No widzę że coraz grubiej się w rodzimym driftingu dzieje , teraz to bez czterolitrowej V8 nie ma co zaczynać.
Trochę to śmieszne , bo jeszcze 2 lata temu to swap m60b40 do e30 robił łał , i wszyscy się podniecali , że killer , potwór i moc. A teraz - podstawa , a już najlepiej zaczynać z motorem z M5 , od tak żeby stawiać pierwsze kroki.
Bo oczywiście do treningów i nauki trzeba mieć minimum 400 koni , czego najlepszym przykładem są małe chude japońskie dzieciaki w prawie seryjnych Corollach AE86.

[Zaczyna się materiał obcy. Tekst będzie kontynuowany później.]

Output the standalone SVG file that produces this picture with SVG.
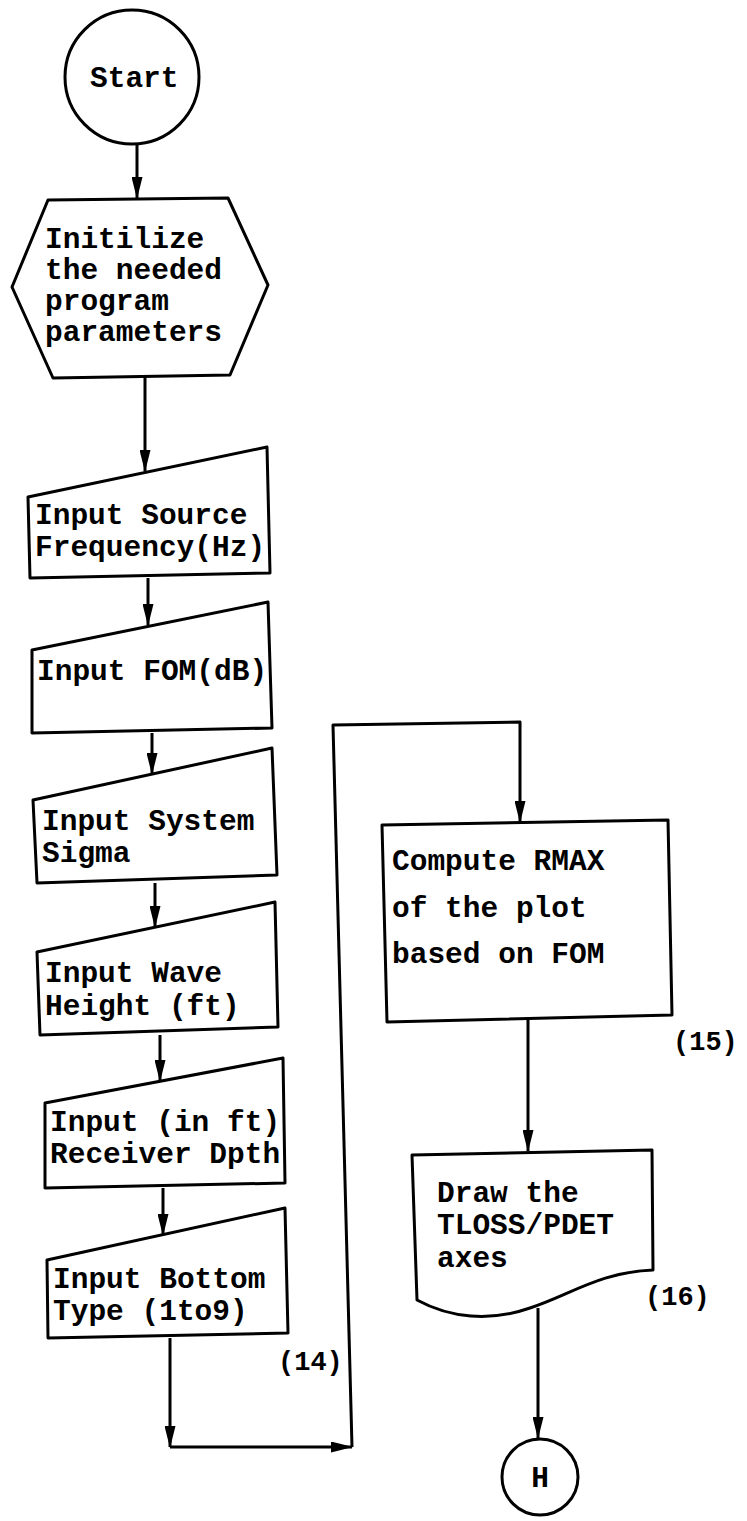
<svg xmlns="http://www.w3.org/2000/svg" width="747" height="1521" viewBox="0 0 747 1521">
<style>
.s{fill:#fff;stroke:#000;stroke-width:3;stroke-linejoin:round}
.t{font-family:"Liberation Mono","Courier New",monospace;font-size:29.5px;font-weight:bold;fill:#000}
.n{font-family:"Liberation Mono","Courier New",monospace;font-size:27px;font-weight:bold;fill:#000}
.c{fill:none;stroke:#000;stroke-width:3;stroke-linejoin:round}
</style>
<defs>
<marker id="a" markerUnits="userSpaceOnUse" markerWidth="22" markerHeight="11" refX="21" refY="5.5" orient="auto" viewBox="0 0 22 11">
<path d="M0,0 L22,5.5 L0,11 Z" fill="#000"/>
</marker>
</defs>
<g id="connectors">
<path class="c" d="M137,145 L137,198" marker-end="url(#a)"/>
<path class="c" d="M145,377 L145,471" marker-end="url(#a)"/>
<path class="c" d="M148,578 L148,625" marker-end="url(#a)"/>
<path class="c" d="M152,733 L152,774" marker-end="url(#a)"/>
<path class="c" d="M155,883 L155,927" marker-end="url(#a)"/>
<path class="c" d="M160,1035 L160,1081" marker-end="url(#a)"/>
<path class="c" d="M163,1188 L163,1235" marker-end="url(#a)"/>
<path class="c" d="M170,1338 L170,1447" marker-end="url(#a)"/>
<path class="c" d="M170,1447 L352,1447" marker-end="url(#a)"/>
<path class="c" d="M352,1447 L333,725 L520,722 L520,822" marker-end="url(#a)"/>
<path class="c" d="M528,1020 L528,1151" marker-end="url(#a)"/>
<path class="c" d="M538,1308 L538,1438" marker-end="url(#a)"/>
</g>
<g id="start">
<circle class="s" cx="132" cy="77" r="67"/>
<text class="t" x="90" y="87">Start</text>
</g>
<g id="init">
<polygon class="s" points="48,200 228,198 268,285 230,375 53,378 12,287"/>
<text class="t" x="45" y="248">Initilize</text>
<text class="t" x="45" y="279">the needed</text>
<text class="t" x="45" y="310">program</text>
<text class="t" x="45" y="341">parameters</text>
</g>
<g id="source">
<polygon class="s" points="28,497 267,447 270,573 30,578"/>
<text class="t" x="35" y="524">Input Source</text>
<text class="t" x="35" y="556">Frequency(Hz)</text>
</g>
<g id="fom">
<polygon class="s" points="32,650 268,602 272,728 32,733"/>
<text class="t" x="37" y="680">Input FOM(dB)</text>
</g>
<g id="sigma">
<polygon class="s" points="33,800 272,748 277,875 37,883"/>
<text class="t" x="42" y="830">Input System</text>
<text class="t" x="42" y="862">Sigma</text>
</g>
<g id="wave">
<polygon class="s" points="37,952 275,902 278,1027 40,1035"/>
<text class="t" x="45" y="982">Input Wave</text>
<text class="t" x="45" y="1015">Height (ft)</text>
</g>
<g id="receiver">
<polygon class="s" points="45,1103 283,1058 285,1183 45,1188"/>
<text class="t" x="50" y="1131">Input (in ft)</text>
<text class="t" x="50" y="1163">Receiver Dpth</text>
</g>
<g id="bottom">
<polygon class="s" points="47,1260 285,1208 288,1333 48,1338"/>
<text class="t" x="53" y="1288">Input Bottom</text>
<text class="t" x="53" y="1320">Type (1to9)</text>
<text class="n" x="278" y="1370">(14)</text>
</g>
<g id="compute">
<polygon class="s" points="382,825 668,820 672,1015 387,1022"/>
<text class="t" x="392" y="870">Compute RMAX</text>
<text class="t" x="392" y="917">of the plot</text>
<text class="t" x="392" y="963">based on FOM</text>
<text class="n" x="673" y="1050">(15)</text>
</g>
<g id="draw">
<path class="s" d="M412,1155 L652,1150 L653,1270 C600,1272 570,1295 530,1308 C490,1322 450,1318 417,1300 Z"/>
<text class="t" x="437" y="1202">Draw the</text>
<text class="t" x="437" y="1234">TLOSS/PDET</text>
<text class="t" x="437" y="1267">axes</text>
<text class="n" x="645" y="1305">(16)</text>
</g>
<g id="h">
<circle class="s" cx="540" cy="1477" r="38"/>
<text class="t" x="540" y="1487" text-anchor="middle">H</text>
</g>
</svg>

A co do budy to myślę że najlepszym wyjściem byłoby poszukać czegoś zdrowego. Nie patrzyłbym zbytnio na to czy sedan , coupe czy touring , ale na stan , bezwypadkowość , rdzę itp. Sam szukam sobie jakiejś e30 żeby przejeździć zimę i na wiosnę przygotować ją do driftu i niestety zdrowych coupetek jest jak na lekarstwo , w przeciwieństwie do touringów.
Plus , (podobno) touringi i sedany nie są tak nerwowe w drifcie , tak niesie wieść gminna.